» Requirement
Write out the whole listing exactly as it stands.

» Records contained in a dataset
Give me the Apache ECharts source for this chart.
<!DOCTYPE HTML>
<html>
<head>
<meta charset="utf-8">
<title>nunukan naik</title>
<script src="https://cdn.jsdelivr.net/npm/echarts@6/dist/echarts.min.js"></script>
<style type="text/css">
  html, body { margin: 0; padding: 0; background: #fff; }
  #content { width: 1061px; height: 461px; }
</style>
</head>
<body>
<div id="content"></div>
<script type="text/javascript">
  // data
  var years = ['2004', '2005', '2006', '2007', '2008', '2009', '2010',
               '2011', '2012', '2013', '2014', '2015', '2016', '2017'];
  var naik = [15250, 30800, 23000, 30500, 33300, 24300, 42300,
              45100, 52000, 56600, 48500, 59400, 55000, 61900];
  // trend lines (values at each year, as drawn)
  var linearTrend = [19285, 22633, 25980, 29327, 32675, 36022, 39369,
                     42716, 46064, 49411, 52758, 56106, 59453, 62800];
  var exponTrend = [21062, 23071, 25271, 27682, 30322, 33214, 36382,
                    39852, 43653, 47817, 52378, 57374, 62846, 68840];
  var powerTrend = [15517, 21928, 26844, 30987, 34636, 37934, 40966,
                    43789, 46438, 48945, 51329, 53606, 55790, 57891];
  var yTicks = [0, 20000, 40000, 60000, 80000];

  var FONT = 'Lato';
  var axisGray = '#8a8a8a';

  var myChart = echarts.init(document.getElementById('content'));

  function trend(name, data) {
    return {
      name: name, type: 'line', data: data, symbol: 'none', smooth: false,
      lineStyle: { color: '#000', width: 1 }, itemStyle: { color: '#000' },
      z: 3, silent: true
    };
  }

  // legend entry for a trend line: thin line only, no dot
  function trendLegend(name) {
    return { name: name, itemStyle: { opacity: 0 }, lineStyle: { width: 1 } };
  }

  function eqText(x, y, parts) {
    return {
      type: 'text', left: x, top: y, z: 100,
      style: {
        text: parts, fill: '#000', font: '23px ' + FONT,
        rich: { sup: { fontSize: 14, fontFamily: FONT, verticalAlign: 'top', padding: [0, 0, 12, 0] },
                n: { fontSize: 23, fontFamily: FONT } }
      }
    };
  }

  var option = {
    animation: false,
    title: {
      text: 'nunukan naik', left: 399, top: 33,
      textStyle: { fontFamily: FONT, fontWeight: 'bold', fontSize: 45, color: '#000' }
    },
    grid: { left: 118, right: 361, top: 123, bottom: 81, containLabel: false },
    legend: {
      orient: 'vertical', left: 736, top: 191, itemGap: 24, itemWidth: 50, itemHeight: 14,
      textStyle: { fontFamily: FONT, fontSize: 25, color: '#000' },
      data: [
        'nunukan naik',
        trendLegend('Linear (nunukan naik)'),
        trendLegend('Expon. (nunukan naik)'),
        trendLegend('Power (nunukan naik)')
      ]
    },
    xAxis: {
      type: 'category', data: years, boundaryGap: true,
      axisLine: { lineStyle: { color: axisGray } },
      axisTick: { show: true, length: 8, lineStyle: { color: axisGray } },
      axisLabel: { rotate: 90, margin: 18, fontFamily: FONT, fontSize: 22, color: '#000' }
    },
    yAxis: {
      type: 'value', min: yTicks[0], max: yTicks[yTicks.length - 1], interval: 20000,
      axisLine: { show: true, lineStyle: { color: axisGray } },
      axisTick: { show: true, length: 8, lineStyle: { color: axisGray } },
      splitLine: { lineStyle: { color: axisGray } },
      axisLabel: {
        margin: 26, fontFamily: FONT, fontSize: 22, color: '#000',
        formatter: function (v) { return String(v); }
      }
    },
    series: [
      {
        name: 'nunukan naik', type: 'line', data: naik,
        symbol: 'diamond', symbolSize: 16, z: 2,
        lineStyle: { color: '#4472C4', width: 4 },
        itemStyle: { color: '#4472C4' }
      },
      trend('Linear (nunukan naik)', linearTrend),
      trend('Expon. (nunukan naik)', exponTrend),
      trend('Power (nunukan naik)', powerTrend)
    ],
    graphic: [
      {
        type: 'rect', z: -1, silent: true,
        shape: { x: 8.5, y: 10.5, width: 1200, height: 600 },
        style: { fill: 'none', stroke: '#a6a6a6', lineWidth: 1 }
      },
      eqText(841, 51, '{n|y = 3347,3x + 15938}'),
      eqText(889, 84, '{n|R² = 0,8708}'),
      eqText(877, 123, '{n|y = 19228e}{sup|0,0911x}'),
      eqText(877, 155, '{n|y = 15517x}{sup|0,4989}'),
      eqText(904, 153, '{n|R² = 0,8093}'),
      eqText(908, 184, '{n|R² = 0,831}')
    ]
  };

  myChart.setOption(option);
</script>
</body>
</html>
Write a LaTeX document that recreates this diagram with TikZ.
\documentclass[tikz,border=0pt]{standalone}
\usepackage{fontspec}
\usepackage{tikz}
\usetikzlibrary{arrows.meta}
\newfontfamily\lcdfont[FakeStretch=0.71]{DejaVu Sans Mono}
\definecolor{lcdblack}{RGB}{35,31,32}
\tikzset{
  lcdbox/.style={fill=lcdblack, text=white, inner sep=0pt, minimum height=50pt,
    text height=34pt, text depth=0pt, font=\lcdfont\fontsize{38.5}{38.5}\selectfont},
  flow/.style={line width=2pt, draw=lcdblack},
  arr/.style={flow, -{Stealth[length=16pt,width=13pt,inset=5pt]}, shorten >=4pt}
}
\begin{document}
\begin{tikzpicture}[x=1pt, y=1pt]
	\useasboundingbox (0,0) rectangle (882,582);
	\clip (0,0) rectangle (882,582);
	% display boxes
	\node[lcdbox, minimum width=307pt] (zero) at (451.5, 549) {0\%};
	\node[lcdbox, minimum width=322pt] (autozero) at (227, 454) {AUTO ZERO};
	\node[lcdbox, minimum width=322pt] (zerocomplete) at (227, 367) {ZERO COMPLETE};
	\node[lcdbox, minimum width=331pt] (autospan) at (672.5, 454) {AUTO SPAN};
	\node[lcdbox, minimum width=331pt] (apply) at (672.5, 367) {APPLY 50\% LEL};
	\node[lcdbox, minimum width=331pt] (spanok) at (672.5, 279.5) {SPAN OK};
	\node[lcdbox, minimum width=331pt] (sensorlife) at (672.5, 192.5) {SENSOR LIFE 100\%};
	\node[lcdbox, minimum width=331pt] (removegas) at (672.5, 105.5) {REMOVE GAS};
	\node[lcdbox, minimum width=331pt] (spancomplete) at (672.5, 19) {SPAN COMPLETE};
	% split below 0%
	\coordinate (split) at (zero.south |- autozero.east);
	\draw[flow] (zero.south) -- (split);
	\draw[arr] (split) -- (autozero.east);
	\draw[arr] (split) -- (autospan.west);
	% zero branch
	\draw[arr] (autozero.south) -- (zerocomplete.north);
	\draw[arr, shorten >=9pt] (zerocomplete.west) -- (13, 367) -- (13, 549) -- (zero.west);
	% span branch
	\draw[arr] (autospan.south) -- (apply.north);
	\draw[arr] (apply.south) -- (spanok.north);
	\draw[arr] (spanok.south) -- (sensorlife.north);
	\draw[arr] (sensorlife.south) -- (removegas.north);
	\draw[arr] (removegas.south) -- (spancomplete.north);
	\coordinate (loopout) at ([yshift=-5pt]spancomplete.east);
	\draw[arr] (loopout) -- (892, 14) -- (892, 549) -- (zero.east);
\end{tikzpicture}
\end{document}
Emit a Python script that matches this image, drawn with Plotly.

» Reply to the task
Give me the Apache ECharts source for this chart.
<!DOCTYPE HTML>
<html>
<head>
<meta charset="utf-8">
<title>nunukan naik</title>
<script src="https://cdn.jsdelivr.net/npm/echarts@6/dist/echarts.min.js"></script>
<style type="text/css">
  html, body { margin: 0; padding: 0; background: #fff; }
  #content { width: 1061px; height: 461px; }
</style>
</head>
<body>
<div id="content"></div>
<script type="text/javascript">
  // data
  var years = ['2004', '2005', '2006', '2007', '2008', '2009', '2010',
               '2011', '2012', '2013', '2014', '2015', '2016', '2017'];
  var naik = [15250, 30800, 23000, 30500, 33300, 24300, 42300,
              45100, 52000, 56600, 48500, 59400, 55000, 61900];
  // trend lines (values at each year, as drawn)
  var linearTrend = [19285, 22633, 25980, 29327, 32675, 36022, 39369,
                     42716, 46064, 49411, 52758, 56106, 59453, 62800];
  var exponTrend = [21062, 23071, 25271, 27682, 30322, 33214, 36382,
                    39852, 43653, 47817, 52378, 57374, 62846, 68840];
  var powerTrend = [15517, 21928, 26844, 30987, 34636, 37934, 40966,
                    43789, 46438, 48945, 51329, 53606, 55790, 57891];
  var yTicks = [0, 20000, 40000, 60000, 80000];

  var FONT = 'Lato';
  var axisGray = '#8a8a8a';

  var myChart = echarts.init(document.getElementById('content'));

  function trend(name, data) {
    return {
      name: name, type: 'line', data: data, symbol: 'none', smooth: false,
      lineStyle: { color: '#000', width: 1 }, itemStyle: { color: '#000' },
      z: 3, silent: true
    };
  }

  // legend entry for a trend line: thin line only, no dot
  function trendLegend(name) {
    return { name: name, itemStyle: { opacity: 0 }, lineStyle: { width: 1 } };
  }

  function eqText(x, y, parts) {
    return {
      type: 'text', left: x, top: y, z: 100,
      style: {
        text: parts, fill: '#000', font: '23px ' + FONT,
        rich: { sup: { fontSize: 14, fontFamily: FONT, verticalAlign: 'top', padding: [0, 0, 12, 0] },
                n: { fontSize: 23, fontFamily: FONT } }
      }
    };
  }

  var option = {
    animation: false,
    title: {
      text: 'nunukan naik', left: 399, top: 33,
      textStyle: { fontFamily: FONT, fontWeight: 'bold', fontSize: 45, color: '#000' }
    },
    grid: { left: 118, right: 361, top: 123, bottom: 81, containLabel: false },
    legend: {
      orient: 'vertical', left: 736, top: 191, itemGap: 24, itemWidth: 50, itemHeight: 14,
      textStyle: { fontFamily: FONT, fontSize: 25, color: '#000' },
      data: [
        'nunukan naik',
        trendLegend('Linear (nunukan naik)'),
        trendLegend('Expon. (nunukan naik)'),
        trendLegend('Power (nunukan naik)')
      ]
    },
    xAxis: {
      type: 'category', data: years, boundaryGap: true,
      axisLine: { lineStyle: { color: axisGray } },
      axisTick: { show: true, length: 8, lineStyle: { color: axisGray } },
      axisLabel: { rotate: 90, margin: 18, fontFamily: FONT, fontSize: 22, color: '#000' }
    },
    yAxis: {
      type: 'value', min: yTicks[0], max: yTicks[yTicks.length - 1], interval: 20000,
      axisLine: { show: true, lineStyle: { color: axisGray } },
      axisTick: { show: true, length: 8, lineStyle: { color: axisGray } },
      splitLine: { lineStyle: { color: axisGray } },
      axisLabel: {
        margin: 26, fontFamily: FONT, fontSize: 22, color: '#000',
        formatter: function (v) { return String(v); }
      }
    },
    series: [
      {
        name: 'nunukan naik', type: 'line', data: naik,
        symbol: 'diamond', symbolSize: 16, z: 2,
        lineStyle: { color: '#4472C4', width: 4 },
        itemStyle: { color: '#4472C4' }
      },
      trend('Linear (nunukan naik)', linearTrend),
      trend('Expon. (nunukan naik)', exponTrend),
      trend('Power (nunukan naik)', powerTrend)
    ],
    graphic: [
      {
        type: 'rect', z: -1, silent: true,
        shape: { x: 8.5, y: 10.5, width: 1200, height: 600 },
        style: { fill: 'none', stroke: '#a6a6a6', lineWidth: 1 }
      },
      eqText(841, 51, '{n|y = 3347,3x + 15938}'),
      eqText(889, 84, '{n|R² = 0,8708}'),
      eqText(877, 123, '{n|y = 19228e}{sup|0,0911x}'),
      eqText(877, 155, '{n|y = 15517x}{sup|0,4989}'),
      eqText(904, 153, '{n|R² = 0,8093}'),
      eqText(908, 184, '{n|R² = 0,831}')
    ]
  };

  myChart.setOption(option);
</script>
</body>
</html>
Write a LaTeX document that recreates this diagram with TikZ.
\documentclass[tikz,border=0pt]{standalone}
\usepackage{fontspec}
\usepackage{tikz}
\usetikzlibrary{arrows.meta}
\newfontfamily\lcdfont[FakeStretch=0.71]{DejaVu Sans Mono}
\definecolor{lcdblack}{RGB}{35,31,32}
\tikzset{
  lcdbox/.style={fill=lcdblack, text=white, inner sep=0pt, minimum height=50pt,
    text height=34pt, text depth=0pt, font=\lcdfont\fontsize{38.5}{38.5}\selectfont},
  flow/.style={line width=2pt, draw=lcdblack},
  arr/.style={flow, -{Stealth[length=16pt,width=13pt,inset=5pt]}, shorten >=4pt}
}
\begin{document}
\begin{tikzpicture}[x=1pt, y=1pt]
	\useasboundingbox (0,0) rectangle (882,582);
	\clip (0,0) rectangle (882,582);
	% display boxes
	\node[lcdbox, minimum width=307pt] (zero) at (451.5, 549) {0\%};
	\node[lcdbox, minimum width=322pt] (autozero) at (227, 454) {AUTO ZERO};
	\node[lcdbox, minimum width=322pt] (zerocomplete) at (227, 367) {ZERO COMPLETE};
	\node[lcdbox, minimum width=331pt] (autospan) at (672.5, 454) {AUTO SPAN};
	\node[lcdbox, minimum width=331pt] (apply) at (672.5, 367) {APPLY 50\% LEL};
	\node[lcdbox, minimum width=331pt] (spanok) at (672.5, 279.5) {SPAN OK};
	\node[lcdbox, minimum width=331pt] (sensorlife) at (672.5, 192.5) {SENSOR LIFE 100\%};
	\node[lcdbox, minimum width=331pt] (removegas) at (672.5, 105.5) {REMOVE GAS};
	\node[lcdbox, minimum width=331pt] (spancomplete) at (672.5, 19) {SPAN COMPLETE};
	% split below 0%
	\coordinate (split) at (zero.south |- autozero.east);
	\draw[flow] (zero.south) -- (split);
	\draw[arr] (split) -- (autozero.east);
	\draw[arr] (split) -- (autospan.west);
	% zero branch
	\draw[arr] (autozero.south) -- (zerocomplete.north);
	\draw[arr, shorten >=9pt] (zerocomplete.west) -- (13, 367) -- (13, 549) -- (zero.west);
	% span branch
	\draw[arr] (autospan.south) -- (apply.north);
	\draw[arr] (apply.south) -- (spanok.north);
	\draw[arr] (spanok.south) -- (sensorlife.north);
	\draw[arr] (sensorlife.south) -- (removegas.north);
	\draw[arr] (removegas.south) -- (spancomplete.north);
	\coordinate (loopout) at ([yshift=-5pt]spancomplete.east);
	\draw[arr] (loopout) -- (892, 14) -- (892, 549) -- (zero.east);
\end{tikzpicture}
\end{document}
Emit a Python script that matches this image, drawn with Plotly.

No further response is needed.